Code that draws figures
-*-*-

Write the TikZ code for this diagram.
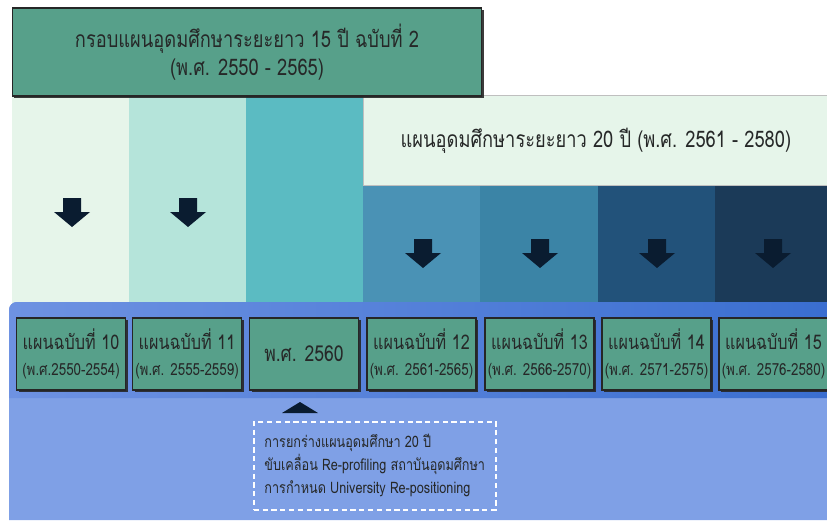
\documentclass[tikz,border=0pt]{standalone}
\usepackage{fontspec}
\setmainfont[Script=Thai, FakeStretch=0.8]{Loma}
\usetikzlibrary{shadows}

\definecolor{planGreen}{RGB}{87,160,138}
\definecolor{textDark}{RGB}{38,40,40}
\definecolor{colA}{RGB}{230,245,234}
\definecolor{colB}{RGB}{181,228,218}
\definecolor{colC}{RGB}{91,187,194}
\definecolor{colD}{RGB}{74,146,181}
\definecolor{colE}{RGB}{59,132,166}
\definecolor{colF}{RGB}{34,82,122}
\definecolor{colG}{RGB}{27,58,88}
\definecolor{arrowNavy}{RGB}{10,28,48}
\definecolor{panelBlue}{RGB}{127,160,230}
\definecolor{bandLeft}{RGB}{110,146,226}
\definecolor{bandRight}{RGB}{58,110,208}
\newcommand{\yearfont}{\fontsize{9.5}{12}\selectfont}

\begin{document}
\begin{tikzpicture}
  [x=0.02cm, y=-0.02cm,
  planbox/.style={rectangle, draw=black!85, line width=0.6pt, fill=planGreen,
    drop shadow={shadow xshift=1.2pt, shadow yshift=-1.2pt, fill=black!85, opacity=0.9},
    minimum width=2.18cm, minimum height=1.44cm, inner sep=0pt, align=center,
    text=textDark, font=\fontsize{11.5}{14}\selectfont},
  notebox/.style={rectangle, draw=white, line width=0.9pt, dash pattern=on 3pt off 2pt,
    minimum width=4.84cm, minimum height=1.76cm, inner sep=0pt, align=left,
    text=textDark, font=\fontsize{9}{13}\selectfont}]
  \clip (0,0) rectangle (827,520);
  \fill[white] (0,0) rectangle (827,520);

  % columns
  \foreach \c/\xa/\xb/\ya in {colA/12/129/96, colB/129/246/96, colC/246/363/96,
      colD/363/480/185, colE/480/598/185, colF/598/715/185, colG/715/827/185}
    \fill[\c] (\xa,\ya) rectangle (\xb,305);

  % nodes
  \node [rectangle, fill=colA, draw=black!25, line width=0.5pt, anchor=north west,
    minimum width=9.3cm, minimum height=1.8cm, text=textDark,
    font=\fontsize{13}{16}\selectfont] (plan20) at (363,95)
    {แผนอุดมศึกษาระยะยาว 20 ปี (พ.ศ. 2561 - 2580)};
  \node [planbox, minimum width=9.4cm, minimum height=1.76cm,
    font=\fontsize{13}{16}\selectfont] (frame15) at (247,52)
    {กรอบแผนอุดมศึกษาระยะยาว 15 ปี ฉบับที่ 2\\(พ.ศ. 2550 - 2565)};

  % down arrows
  \foreach \x/\y in {72/198, 188/198, 423/239, 540/239, 657/239, 773/239}
    \fill[arrowNavy] (\x-9,\y) -- (\x+9,\y) -- (\x+9,\y+14) -- (\x+18,\y+14)
      -- (\x,\y+29) -- (\x-18,\y+14) -- (\x-9,\y+14) -- cycle;

  % panel
  \fill[panelBlue] (9,520) [rounded corners=4.5pt] -- (9,302) [sharp corners]
    -- (827,302) -- (827,520) -- cycle;
  \shade[left color=bandLeft, right color=bandRight] (9,398)
    [rounded corners=4.5pt] -- (9,302) [sharp corners] -- (827,302) -- (827,398) -- cycle;

  % plan boxes
  \foreach \n/\x/\yrs in {10/71/(พ.ศ.2550-2554), 11/187/(พ.ศ. 2555-2559),
      12/421.5/(พ.ศ. 2561-2565), 13/539.5/(พ.ศ. 2566-2570),
      14/656.5/(พ.ศ. 2571-2575), 15/773.5/(พ.ศ. 2576-2580)}
    \node [planbox] (plan\n) at (\x,354)
      {แผนฉบับที่ \n\\[1pt]{\yearfont \yrs}};
  \node [planbox, font=\fontsize{12.5}{14}\selectfont] (year2560) at (304,354) {พ.ศ. 2560};

  % note
  \fill[arrowNavy] (282,413) -- (300,402) -- (318,413) -- cycle;
  \node [notebox, anchor=north west] (draft20) at (253,421)
    {การยกร่างแผนอุดมศึกษา 20 ปี\\ขับเคลื่อน Re-profiling สถาบันอุดมศึกษา\\การกำหนด University Re-positioning};
\end{tikzpicture}
\end{document}
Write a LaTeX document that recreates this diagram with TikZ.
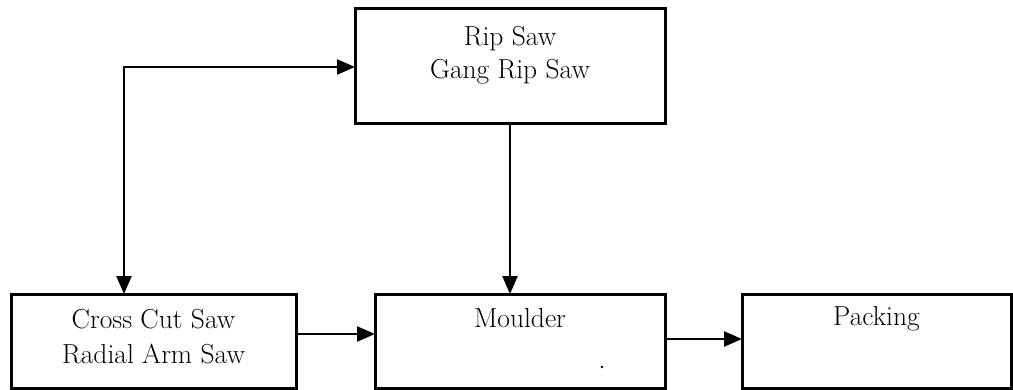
\documentclass[tikz,border=0pt]{standalone}
\usetikzlibrary{arrows.meta}
\begin{document}
\begin{tikzpicture}[x=1pt,y=-1pt,
  stage/.style={draw,line width=3pt,inner sep=0pt,outer sep=0pt,anchor=north west},
  stagetext/.style={anchor=base,inner sep=0pt,font=\fontsize{27.5}{33}\selectfont},
  tip/.tip={Triangle[length=18pt,width=15pt]},
  flow/.style={line width=2.4pt,-tip},
  twoway/.style={line width=2.4pt,tip-tip}]
\useasboundingbox (0,0) rectangle (1013,389);

% process boxes
\node[stage,minimum width=310pt,minimum height=115pt] (rip) at (355,8) {};
\node[stage,minimum width=285pt,minimum height=94pt] (cross) at (11,294) {};
\node[stage,minimum width=290pt,minimum height=94pt] (moulder) at (375,294) {};
\node[stage,minimum width=269pt,minimum height=94pt] (packing) at (742,294) {};

% box captions
\node[stagetext] (ripA) at (510,45) {Rip Saw};
\node[stagetext] (ripB) at (510,78) {Gang Rip Saw};
\node[stagetext] (crossA) at (153.5,328) {Cross Cut Saw};
\node[stagetext] (crossB) at (153.5,363) {Radial Arm Saw};
\node[stagetext] (moulderA) at (520,327) {Moulder};
\node[stagetext] (packingA) at (876.5,325) {Packing};

% connectors
\coordinate (bend) at (124,67);
\coordinate (feedA) at (0,334);
\coordinate (feedB) at (0,339);
\draw[twoway] (cross.north -| bend) |- (rip.west |- bend);
\draw[flow] (rip.south) -- (rip.south |- moulder.north);
\draw[flow] (cross.east |- feedA) -- (moulder.west |- feedA);
\draw[flow] (moulder.east |- feedB) -- (packing.west |- feedB);

% small speck inside the moulder box
\fill (602,367) circle (1.3pt);
\end{tikzpicture}
\end{document}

-*-*-

**To be done**: In the listing above, count each line that holds the string "diagram". Give the number only.

**Reply to the exercise**: 2